Ayodhya/Lucknow, Aug 31 (IANS) A temple where Ram idol is kept and a mosque barely few hundred metres away. This is the crux of a solution that a retired high court judge is working on to resolve the simmering five-decade old Ayodhya religious dispute. But there are few takers.
Palok Basu, retired Allahabad High Court (HC) judge, has been trying for the last one year to thrash out a solution.
Basu’s efforts, seen as leading a move of Ayodhya residents, talk of construction of a Ram temple at the place where ‘Ram lalla’ (idol of Lord Ram) is kept under a tentage and a simultaneous construction of a mosque a few hundred metres away.
The problem is that except a handful of supporters, who do not belong to either religious camp, the plans of the former judge have not found favour with the parties involved in the dispute.
VHP spokesman Sharad Sharma criticised Basu’s “unwanted intervention” and said the former high court judge stayed in the Sangam city but had a “penchant of poking a finger in the Ram temple issue every now and then, without any reason or logic”.
“Some weeks back he had said he will get a signed petition of 10,000 people and submit it before the Supreme Court. But nothing has happened so far. He keeps on with this flip flops all the time. No one takes him seriously,” Sharma told IANS.
Vinay Katiyar, senior Bharatiya Janata Party (BJP) leader and one of the accused in the the Babri demolition case, said Basu did not himself know what he was seeking to get.
“Basu babu ko khud nahin pata hai wo kya chahte hain, roz naya shigufa chodte hain, kabhi maszid to kabhi mandir ki baat karte hain, ye saara khel Congress ke kehne par ho raha hai hai” (Mr Basu does not know what he is doing, sometimes he talks of mosque and some times of a temple, I know this whole game has been scripted by the Congress), Katiyar told IANS.
Zafaryab Jilani, convener of the Babri Action Committee and now Uttar Pradesh additional advocate general, also feels efforts of Justice Basu were not only “an exercise in futility but also unwarranted”.

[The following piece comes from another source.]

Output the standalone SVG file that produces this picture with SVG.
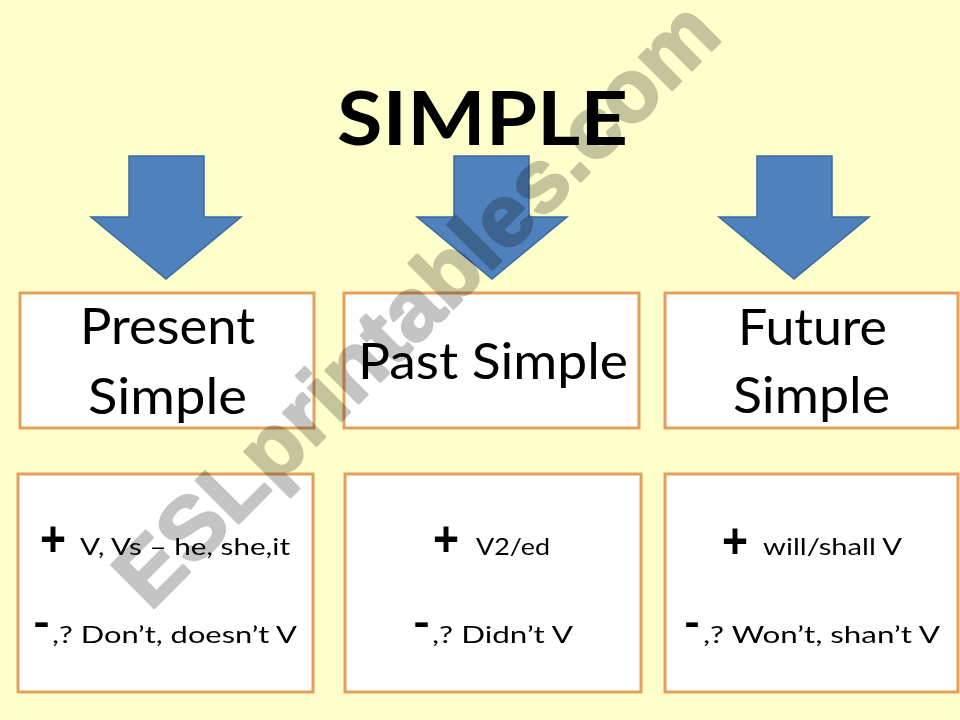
<svg xmlns="http://www.w3.org/2000/svg" width="960" height="720" viewBox="0 0 960 720">
<style>
.box{fill:#ffffff;stroke:#E3A05C;stroke-width:3}
.arrow{fill:#4F81BD;stroke:#3C6A9E;stroke-width:1.5;stroke-linejoin:miter}
.t{font-family:Lato,"Open Sans","Liberation Sans",sans-serif;fill:#000}
.head{font-size:51px}
.small{font-size:23px}
.sym{font-family:"Liberation Sans",Arial,sans-serif;fill:#000}
.wm{font-family:"Liberation Sans",Arial,sans-serif;font-weight:bold;font-size:88px;fill:#C4C4C4;stroke:#C4C4C4;stroke-width:2.5;stroke-linejoin:round;mix-blend-mode:multiply}
</style>
<rect x="0" y="0" width="960" height="720" fill="#FFFFCC"/>
<g id="title">
<text class="t" x="482.5" y="145" text-anchor="middle" font-size="74" font-weight="bold" textLength="291" lengthAdjust="spacingAndGlyphs">SIMPLE</text>
</g>
<g id="connectors">
<polygon class="arrow" points="129,156 204,156 204,217 241,217 166,279 91,217 129,217"/>
<polygon class="arrow" points="454,156 529,156 529,217 567,217 492,279 417,217 454,217"/>
<polygon class="arrow" points="757,156 832,156 832,217 869,217 794,279 719,217 757,217"/>
</g>
<g id="present-simple">
<rect class="box" x="20" y="293" width="294" height="135"/>
<text class="t head" x="80" y="344" textLength="175" lengthAdjust="spacingAndGlyphs">Present</text>
<text class="t head" x="88" y="414" textLength="159" lengthAdjust="spacingAndGlyphs">Simple</text>
</g>
<g id="past-simple">
<rect class="box" x="344" y="293" width="295" height="135"/>
<text class="t head" x="358" y="379" textLength="270" lengthAdjust="spacingAndGlyphs">Past Simple</text>
</g>
<g id="future-simple">
<rect class="box" x="665" y="293" width="293" height="135"/>
<text class="t head" x="738" y="345" textLength="149" lengthAdjust="spacingAndGlyphs">Future</text>
<text class="t head" x="733" y="413" textLength="157" lengthAdjust="spacingAndGlyphs">Simple</text>
</g>
<g id="present-rules">
<rect class="box" x="18" y="474" width="295" height="218"/>
<text class="sym" x="40" y="556" font-size="50" font-weight="bold" textLength="26" lengthAdjust="spacingAndGlyphs">+</text>
<text class="t small" x="80" y="555" textLength="210" lengthAdjust="spacingAndGlyphs">V, Vs – he, she,it</text>
<text class="sym" x="33" y="640" font-size="60" textLength="17" lengthAdjust="spacingAndGlyphs">-</text>
<text class="t small" x="52" y="643" textLength="245" lengthAdjust="spacingAndGlyphs">,? Don’t, doesn’t V</text>
</g>
<g id="past-rules">
<rect class="box" x="345" y="474" width="296" height="218"/>
<text class="sym" x="433" y="556" font-size="50" font-weight="bold" textLength="26" lengthAdjust="spacingAndGlyphs">+</text>
<text class="t small" x="476" y="555" textLength="74" lengthAdjust="spacingAndGlyphs">V2/ed</text>
<text class="sym" x="413" y="640" font-size="60" textLength="17" lengthAdjust="spacingAndGlyphs">-</text>
<text class="t small" x="432" y="643" textLength="141" lengthAdjust="spacingAndGlyphs">,? Didn’t V</text>
</g>
<g id="future-rules">
<rect class="box" x="665" y="474" width="293" height="218"/>
<text class="sym" x="722" y="558" font-size="50" font-weight="bold" textLength="26" lengthAdjust="spacingAndGlyphs">+</text>
<text class="t small" x="763" y="555" textLength="139" lengthAdjust="spacingAndGlyphs">will/shall V</text>
<text class="sym" x="684" y="640" font-size="60" textLength="16" lengthAdjust="spacingAndGlyphs">-</text>
<text class="t small" x="703" y="643" textLength="237" lengthAdjust="spacingAndGlyphs">,? Won’t, shan’t V</text>
</g>
<g id="watermark">
<text class="wm" transform="translate(150,612) rotate(-45)" x="0" y="0" textLength="812" lengthAdjust="spacingAndGlyphs">ESLprintables.com</text>
</g>
</svg>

“We are not even listening to what Mr Basu is trying to do or suggest but he should know that a mosque built at one place cannot be shifted elsewhere. In any case the matter is sub-judice and we will welcome what ever decision the apex court takes in this matter,” Jilani told IANS.
Commenting on the efforts being made by Basu in thrashing out an out-of-court solution to the contentious issue, senior Congress leader and Gandhi family loyalist Pramod Tiwari says any efforts were only wastage of time and energy.
“One must realize that efforts have been made in the past but to no avail. The matter is before the Supreme Court and it will decide on it,” he said.
Local leaders cite the Sep 30, 2010 verdict of the Lucknow bench of the Allahabad High Court where the court had tri-furcated the 67-acre land, since acquired by the union government, between ‘Ram Lalla’, Nirmohi Akhara (an organisation of Hindu savants) and the Muslims. This verdict was followed by a slew of petitions in the apex court.
Sole surviving petitioner Hashim Ansari had also ruled out any concession to the Hindus and went ahead with a writ petition.
Ever since the Supreme Court stayed the verdict May 2011, efforts were undertaken by Basu to get the dispute settled “amicably and peacefully”.
The plan, sources say, has the backing of locals. They have since signed a petition seeking settlement of the Ram Janmabhoomi-Babri Masjid dispute through talks, without any external interference, by residents of Faizabad and Ayodhya and with a holistic approach.